It’s no surprise that Canadian singer-songwriter Joni Mitchell was on many people’s minds last week - or, at least, the lyrics to her song Big Yellow Taxi.
Mitchell penned her famous environmental ditty after seeing her view of the mountains in Hawaii interrupted by an ugly parking lot “as far as the eye could see, and it broke my heart ... this blight on paradise”.
In Canberra’s case, the blight constitutes a planned car park behind the Australian War Memorial, and the paradise - the one that gets paved in the song - is on the base of our own Mount Ainslie.
It seems that the war against development and expansion into our precious bushland will never be over, at least not where memorial director Brendan Nelson is concerned.
Not content with the whopping $500 million already pledged to the memorial for its expansion plans over the next decade, the memorial also plans to encroach, stealthily, onto the nature reserve behind it.
Dr Nelson told a Senate estimates hearing last week that the land, which it would appear takes up part of Remembrance Nature Park, would host buildings used by construction workers during the institution's redevelopment and later become a car park of 118 spaces.
He said the memorial wanted to begin works on the temporary construction team builders late this year. And, incredibly, he maintained that the ACT government had already shown support for the move.
"The land that is immediately behind Treloar Crescent, behind the existing Anzac Hall, just across the road, we need to acquire that land. We don't anticipate this will be a problem, the ACT government has been very supportive with this project," he said.
Why does the memorial “need to acquire that land”? And, more to the point, why should the ACT government let it?
The memorial seems to be somehow immune to the usual processes of public consultation when it comes to development, most particularly development that will encroach on public land.
This is in the line with the controversial $500 million, which was announced with great fanfare and little to no public debate or consultation in the lead-up. Dr Nelson has since dismissed all criticism, and said he “made no apology” for the fact that the memorial was receiving so much money when most other national cultural institutions were crying out for even the smallest fraction of that sum.
The ensuing uproar had little effect; when veterans and warfare are concerned, no government, it seems, is willing to say no to even the most ludicrous requests.

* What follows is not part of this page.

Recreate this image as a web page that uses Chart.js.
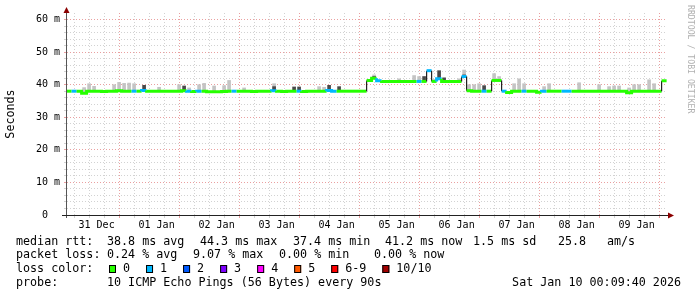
<!DOCTYPE html>
<html>
<head>
<meta charset="utf-8">
<script src="https://cdn.jsdelivr.net/npm/chart.js@4.4.1/dist/chart.umd.min.js"></script>
<style>
html, body { margin: 0; padding: 0; background: #fff; }
#wrap { width: 697px; height: 297px; position: relative; }
</style>
</head>
<body>
<div id="wrap"><canvas id="smoke-chart"></canvas></div>
<script>
// one value per 2 hour bin, starting Dec 31 00:00 (hours on the x axis)
const dayLabels = ['31 Dec', '01 Jan', '02 Jan', '03 Jan', '04 Jan', '05 Jan', '06 Jan', '07 Jan', '08 Jan', '09 Jan'];
const yLabels = ['0  ', '10 m', '20 m', '30 m', '40 m', '50 m', '60 m'];

const median = [
    38.0, 38.0, 38.0, 37.4, 38.0, 38.0, 38.0, 37.9, 38.0, 38.0, 38.1, 38.0, 38.0, 38.0, 38.0, 38.2, 38.0, 38.0, 38.0, 38.0,
    38.0, 38.0, 38.0, 38.1, 38.0, 37.9, 38.0, 38.0, 37.8, 37.8, 37.8, 37.9, 38.0, 38.0, 38.0, 38.0, 38.0, 37.9, 38.0, 38.0,
    38.0, 38.1, 38.0, 37.9, 38.0, 38.0, 38.0, 37.9, 38.0, 38.0, 38.0, 38.0, 38.2, 38.0, 38.0, 38.0, 38.0, 38.0, 38.0, 38.0,
    41.3, 42.0, 41.2, 41.0, 41.0, 41.0, 41.0, 41.0, 41.0, 41.0, 41.0, 41.0, 44.3, 41.0, 41.8, 41.0, 41.0, 41.0, 41.0, 42.5,
    38.1, 38.0, 38.0, 38.0, 38.0, 41.3, 41.3, 38.0, 37.6, 38.0, 38.0, 38.0, 38.0, 38.0, 37.7, 38.0, 38.0, 38.0, 38.0, 38.0,
    38.0, 38.0, 38.0, 38.0, 38.0, 38.0, 38.0, 38.0, 38.0, 38.0, 38.0, 38.0, 37.5, 38.0, 38.0, 38.0, 38.0, 38.0, 38.0, 41.2
];
const lossCount = [
    0, 1, 0, 0, 0, 0, 0, 0, 0, 0, 0, 0, 0, 1, 0, 1, 0, 0, 0, 0,
    0, 0, 0, 0, 1, 0, 1, 0, 0, 0, 0, 0, 0, 1, 0, 0, 0, 0, 0, 0,
    0, 1, 0, 0, 0, 0, 1, 0, 0, 0, 0, 0, 1, 1, 0, 0, 0, 0, 0, 0,
    0, 0, 1, 0, 0, 0, 0, 0, 0, 0, 1, 0, 1, 0, 1, 0, 0, 0, 0, 1,
    0, 0, 0, 1, 0, 0, 0, 1, 0, 0, 0, 1, 0, 0, 0, 1, 0, 0, 0, 1,
    1, 0, 0, 0, 0, 0, 0, 0, 0, 0, 0, 0, 0, 0, 0, 0, 0, 0, 0, 0
];
const smokeTop = [
    null, null, null, 39.1, 40.3, 39.5, null, null, null, 40.0, 40.7, 40.4, 40.5, 40.3, null, null, null, null, 39.2, null,
    null, null, 40.0, null, 39.0, null, 40.0, 40.4, null, 39.6, null, 39.7, 41.3, null, null, 39.0, null, null, null, null,
    null, 40.3, null, null, null, null, null, null, null, null, 39.4, 39.2, null, null, null, null, null, null, null, null,
    null, 43.0, null, null, null, null, 41.8, null, null, 42.8, 42.5, null, null, 41.6, null, null, null, null, 41.8, 44.5,
    40.0, 40.0, 40.3, null, null, 43.4, 42.5, null, null, 40.3, 41.8, 40.3, null, null, null, 39.4, 40.3, null, null, null,
    null, null, 40.6, null, null, null, 40.0, null, 39.4, 39.6, 39.6, null, 39.0, 40.0, 40.0, null, 41.5, 40.3, null, null
];
const darkSmokeTop = [
    null, null, null, null, null, null, null, null, null, null, null, null, null, null, null, 39.8, null, null, null, null,
    null, null, null, 39.6, null, null, null, null, null, null, null, null, null, null, null, null, null, null, null, null,
    null, 39.4, null, null, null, 39.3, 39.3, null, null, null, null, null, 39.8, null, 39.4, null, null, null, null, null,
    null, 42.5, null, null, null, null, null, null, null, null, null, 42.5, null, null, 44.3, 42.1, null, null, null, 43.0,
    null, null, null, 39.7, null, null, null, null, null, null, null, null, null, null, null, null, null, null, null, null,
    null, null, null, null, null, null, null, null, null, null, null, null, null, null, null, null, null, null, null, null
];

const lossNames = ['0', '1', '2', '3', '4', '5', '6-9', '10/10'];
const lossColors = ['#26ff00', '#00b8ff', '#0059ff', '#7e00ff', '#ff00ff', '#ff5a00', '#ff0000', '#a10000'];

const MONO = '"DejaVu Sans Mono", monospace';
const MAJOR = 'rgba(225,120,120,0.7)';
const MINOR = 'rgba(195,195,195,0.75)';

// median as flat steps, one pair of points per bin
const medianPoints = [];
median.forEach((v, i) => {
    medianPoints.push({ x: i * 2, y: v });
    medianPoints.push({ x: i * 2 + 2, y: v });
});
const smokeBars = [];
smokeTop.forEach((v, i) => {
    if (v !== null) smokeBars.push({ x: i * 2 + 1, y: [median[i], v] });
});
const darkBars = [];
darkSmokeTop.forEach((v, i) => {
    if (v !== null) darkBars.push({ x: i * 2 + 1, y: [median[i], v] });
});

function isJump(ctx) {
    const a = Math.floor(ctx.p0DataIndex / 2), b = Math.floor(ctx.p1DataIndex / 2);
    return a !== b && Math.abs(median[a] - median[b]) > 0.9;
}

const frame = {
    id: 'frame',
    afterDraw(chart) {
        const c = chart.ctx;
        const a = chart.chartArea;
        c.save();
        // axes
        c.lineWidth = 1;
        c.strokeStyle = '#555';
        c.beginPath();
        c.moveTo(66.5, a.bottom + 3);
        c.lineTo(66.5, 9);
        c.stroke();
        c.strokeStyle = '#222';
        c.beginPath();
        c.moveTo(62, 215.5);
        c.lineTo(670, 215.5);
        c.stroke();
        // arrows
        c.fillStyle = '#8b0000';
        c.beginPath();
        c.moveTo(66.5, 7); c.lineTo(63.5, 13); c.lineTo(69.5, 13); c.closePath(); c.fill();
        c.beginPath();
        c.moveTo(674, 215.5); c.lineTo(668, 212.5); c.lineTo(668, 218.5); c.closePath(); c.fill();

        // watermark
        c.save();
        c.translate(690, 5);
        c.rotate(Math.PI / 2);
        c.font = '8.2px ' + MONO;
        c.fillStyle = '#b0b0b0';
        c.textBaseline = 'middle';
        c.fillText('RRDTOOL / TOBI OETIKER', 0, 0);
        c.restore();

        // legend text
        c.font = '11.7px ' + MONO;
        c.fillStyle = '#000';
        c.textBaseline = 'middle';
        c.textAlign = 'left';
        const rows = [
            [241.7, [['median rtt:', 16], ['38.8 ms avg', 107], ['44.3 ms max', 200], ['37.4 ms min', 293],
                     ['41.2 ms now', 385], ['1.5 ms sd', 473], ['25.8', 558], ['am/s', 607]]],
            [255, [['packet loss:', 16], ['0.24 % avg', 107], ['9.07 % max', 193], ['0.00 % min', 279], ['0.00 % now', 374]]],
            [269.3, [['loss color:', 16]]],
            [282.7, [['probe:', 16], ['10 ICMP Echo Pings (56 Bytes) every 90s', 107]]]
        ];
        rows.forEach(([y, parts]) => parts.forEach(([t, x]) => c.fillText(t, x, y)));

        let bx = 109;
        lossNames.forEach((name, k) => {
            c.fillStyle = lossColors[k];
            c.fillRect(bx, 265, 7, 8);
            c.strokeStyle = '#000';
            c.strokeRect(bx + 0.5, 265.5, 6, 7);
            c.fillStyle = '#000';
            c.fillText(name, bx + 14, 269.3);
            bx += 14 + c.measureText(name).width + 16;
        });

        c.textAlign = 'right';
        c.fillText('Sat Jan 10 00:09:40 2026', 681, 282.7);
        c.restore();
    }
};

const ctx = document.getElementById('smoke-chart').getContext('2d');
new Chart(ctx, {
    type: 'line',
    data: {
        datasets: [{
            type: 'line',
            data: medianPoints,
            order: 0,
            borderWidth: 3,
            borderColor: lossColors[0],
            borderCapStyle: 'butt',
            pointRadius: 0,
            tension: 0,
            segment: {
                borderColor: c => isJump(c) ? '#222' : lossColors[lossCount[Math.floor(c.p1DataIndex / 2)]],
                borderWidth: c => isJump(c) ? 1.2 : 3
            }
        }, {
            type: 'bar',
            data: darkBars,
            order: 1,
            backgroundColor: '#4a4a4a',
            barThickness: 3,
            grouped: false,
            borderWidth: 0
        }, {
            type: 'bar',
            data: smokeBars,
            order: 2,
            backgroundColor: '#c4c4c4',
            barThickness: 3,
            grouped: false,
            borderWidth: 0
        }]
    },
    options: {
        responsive: true,
        maintainAspectRatio: false,
        animation: false,
        events: [],
        layout: { padding: { left: 0, right: 30, top: 13, bottom: 64 } },
        plugins: {
            legend: { display: false },
            tooltip: { enabled: false }
        },
        scales: {
            x: {
                type: 'linear',
                min: 0.16,
                max: 240.16,
                offset: false,
                afterBuildTicks: s => {
                    const t = [];
                    for (let h = 6; h <= 240; h += 6) t.push({ value: h });
                    s.ticks = t;
                },
                afterFit: s => { s.height = 18; },
                ticks: {
                    autoSkip: false,
                    maxRotation: 0,
                    padding: 1,
                    color: '#000',
                    font: { family: MONO, size: 10 },
                    callback: v => v % 24 === 12 ? dayLabels[(v - 12) / 24] : ''
                },
                grid: {
                    color: c => c.tick && c.tick.value % 24 === 0 ? MAJOR : MINOR,
                    tickLength: 3
                },
                border: { display: false, dash: [1, 2] }
            },
            y: {
                min: 0,
                max: 62,
                afterBuildTicks: s => {
                    const t = [];
                    for (let v = 0; v <= 60; v += 2) t.push({ value: v });
                    s.ticks = t;
                },
                afterFit: s => { s.width = 67; },
                ticks: {
                    autoSkip: false,
                    padding: 4,
                    color: '#000',
                    font: { family: MONO, size: 10 },
                    callback: v => v % 10 === 0 ? yLabels[v / 10] : ''
                },
                grid: {
                    color: c => c.tick && c.tick.value % 10 === 0 ? MAJOR : MINOR,
                    tickLength: 3
                },
                border: { display: false, dash: [1, 2] },
                title: {
                    display: true,
                    text: 'Seconds',
                    color: '#000',
                    font: { family: MONO, size: 11.7 },
                    padding: { top: 4, bottom: 0 }
                }
            }
        }
    },
    plugins: [frame]
});
</script>
</body>
</html>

But building a car park on a prized slice of bushland in what is, after all, the Bush Capital, is surely beyond the pale.
The placing of the memorial below Mount Ainslie is meaningful, not only for its position on the original Griffin axis, but also because of the symbolism of a grand edifice that, rather than dominating the landscape, sits in a position of humility at the base of a mountain.
Where’s the humility now? Nowhere to be seen in the face of the memorial’s unstoppable drive to dominance.